Martijn Icks has written an interesting, thought-provoking book, which demonstrates impressive control not only over the ancient sources, but also over difficult source material that spans nearly two millennia. By and large, the author makes some novel interpretations of Elagabalus’s reign and his legacy. Now for some points of criticism. In his analysis of the major ancient literary sources which first shaped Elagabalus’s image, s’s Icks draws attention to the heavily rhetorical and problematic nature of these documents as a reason for doubting their usefulness at conveying any kind of reliable historical reality. One wonders if this undermines his own historical narrative, the historical core around which images of Elagabalus are woven. The author’s treatment of modern interpretations of the emperor’s sexual identity should be grounded more firmly in queer theory literature, as I think a more subtle point could be made beyond the emperor’s portrayal simply as a gay hero. Also, the counterculture movement of the 1960s may help to explain the shift in the treatment of Elagabalus around the mid-twentieth century.
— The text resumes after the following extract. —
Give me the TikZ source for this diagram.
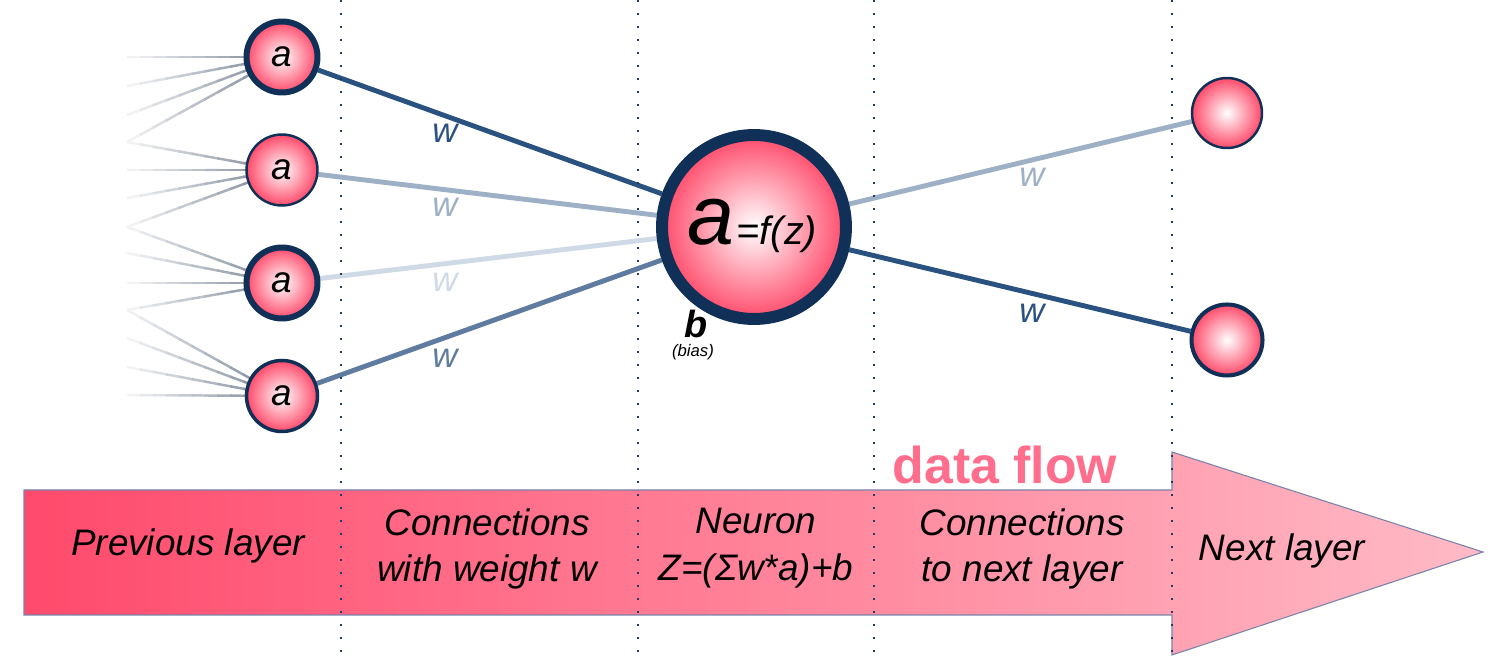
\documentclass[tikz,border=0pt]{standalone}
\usepackage{fontspec}
\setmainfont{Liberation Sans}
\usetikzlibrary{backgrounds,calc}
\usetikzlibrary{positioning}

\definecolor{rimnavy}{RGB}{16,48,88}
\definecolor{cellpink}{RGB}{255,74,106}
\definecolor{wdark}{RGB}{42,82,128}
\definecolor{wmid}{RGB}{95,124,160}
\definecolor{wlight}{RGB}{157,176,198}
\definecolor{wpale}{RGB}{208,218,230}
\definecolor{fangray}{RGB}{110,122,140}
\definecolor{flowleft}{RGB}{255,74,108}
\definecolor{flowright}{RGB}{255,186,198}
\definecolor{flowedge}{RGB}{120,130,170}
\definecolor{flowtext}{RGB}{255,110,140}
\definecolor{dotblue}{RGB}{30,60,100}

\begin{document}
\begin{tikzpicture}[x=0.02cm, y=-0.02cm,
		neuron/.style={circle, draw=rimnavy, line width=1.4pt, minimum size=1.42cm, inner sep=0pt,
			inner color=white, outer color=cellpink, font=\itshape\fontsize{21}{21}\selectfont},
		wire/.style={line width=2.8pt},
		fan/.style={line width=1.4pt},
		wlbl/.style={font=\itshape\fontsize{19.8}{20}\selectfont},
		layerlbl/.style={font=\itshape\fontsize{21}{26.6}\selectfont, align=center},
		sep/.style={draw=dotblue, line width=1.2pt, dash pattern=on 1.2pt off 6.2pt}]

		\useasboundingbox (0,0) rectangle (1512,661);

		% === Neurons ===
		\node[neuron, line width=3.4pt] (in1) at (282,57)  {a};
		\node[neuron]                   (in2) at (282,170) {a};
		\node[neuron, line width=3.4pt] (in3) at (282,283) {a};
		\node[neuron, line width=2pt]   (in4) at (282,396) {a};
		\node[neuron, minimum size=3.68cm, line width=6.8pt] (hid) at (754,227) {};
		\node[neuron, minimum size=1.4cm] (out1) at (1227,113) {};
		\node[neuron, line width=2.3pt]   (out2) at (1227,340) {};

		% === Connections ===
		\begin{scope}[on background layer]
			\foreach \n/\ys in {in1/{57,86,115,142}, in2/{142,170,198,227},
					in3/{227,253,283,310}, in4/{310,338,367,395}} {
				\foreach \y in \ys {
					\coordinate (f\y) at (127,\y);
					\foreach \k in {0,...,11} {	% fade towards the left
						\pgfmathsetmacro\ta{\k/12}
						\pgfmathsetmacro\tb{(\k+1)/12+0.01}
						\pgfmathsetmacro\p{6+90*(\k+0.5)/12}
						\draw[fan, fangray!\p!white] ($(f\y)!\ta!(\n)$) -- ($(f\y)!\tb!(\n)$);
					}
				}
			}
			\draw[wire, wdark]  (in1) -- (hid);
			\draw[wire, wlight] (in2) -- (hid);
			\draw[wire, wpale]  (in3) -- (hid);
			\draw[wire, wmid]   (in4) -- (hid);
			\draw[wire, wlight] (hid) -- (out1);
			\draw[wire, wdark]  (hid) -- (out2);
		\end{scope}

		% === Weights and neuron labels ===
		\node[wlbl, wdark]  (w1) at (445,133) {w};
		\node[wlbl, wlight] (w2) at (445,207) {w};
		\node[wlbl, wpale]  (w3) at (445,282) {w};
		\node[wlbl, wmid]   (w4) at (445,358) {w};
		\node[wlbl, wlight] (w5) at (1032,177) {w};
		\node[wlbl, wdark]  (w6) at (1032,313) {w};
		\node[anchor=base, font=\itshape] (act) at (752,245)
			{{\fontsize{48}{48}\selectfont a}\,{\fontsize{22.5}{23}\selectfont =f(z)}};
		\node[font=\bfseries\itshape\fontsize{21.5}{22}\selectfont] (bias) at (696,324) {b};
		\node[font=\itshape\fontsize{9.5}{10}\selectfont] (biasnote) at (693,352) {(bias)};

		% === Data flow arrow ===
		\draw[draw=flowedge, line width=0.6pt, left color=flowleft, right color=flowright]
			(24,490) -- (1172,490) -- (1172,452) -- (1483,552) -- (1172,655)
			-- (1172,615) -- (24,615) -- cycle;
		\node[font=\bfseries\fontsize{29.5}{30}\selectfont, flowtext] (flow) at (1005,465) {data flow};

		% === Separators ===
		\foreach \x/\nm in {341/s1, 638/s2, 874/s3, 1172/s4} {
			\coordinate (\nm t) at (\x,0);
			\coordinate (\nm b) at (\x,655);
			\draw[sep] (\nm t) -- (\nm b);
		}

		% === Layer captions ===
		\node[layerlbl] (prev) at (188,546)  {Previous layer};
		\node[layerlbl] (conw) at (487,549)  {Connections\\with weight w};
		\node[layerlbl] (neur) at (756,548)  {Neuron\\Z=(Σw*a)+b};
		\node[layerlbl] (conn) at (1022,549) {Connections\\to next layer};
		\node[layerlbl] (next) at (1282,551) {Next layer};
	\end{tikzpicture}
\end{document}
These points, however, should not detract from Icks’s important contribution to the study of the Severan emperors as well as the field of classical reception and all matters related to Elagabalus’s legacy be they vegetable, animal, or mineral.
Notes
1. Now see Leonardo de Arrizabalaga y Prado, The Emperor Elagabalus: Fact or Fiction. Cambridge: Cambridge University Press, 2010.
2. Madelein Henry, Prisoner of History: Asphasia of Miletus and Her Biographic Tradition. Oxford: Oxford University Press, 1995. Lucy Hughes-Hallett, Cleopatra: Histories, Dreams, and Distortions. New York: HarperCollins, 1991. Richard Stoneman, Alexander, A Life in Legend. New Haven: Yale University Press 2010.
3. Warwick Ball, Rome in the East. New York: Routledge, 2000.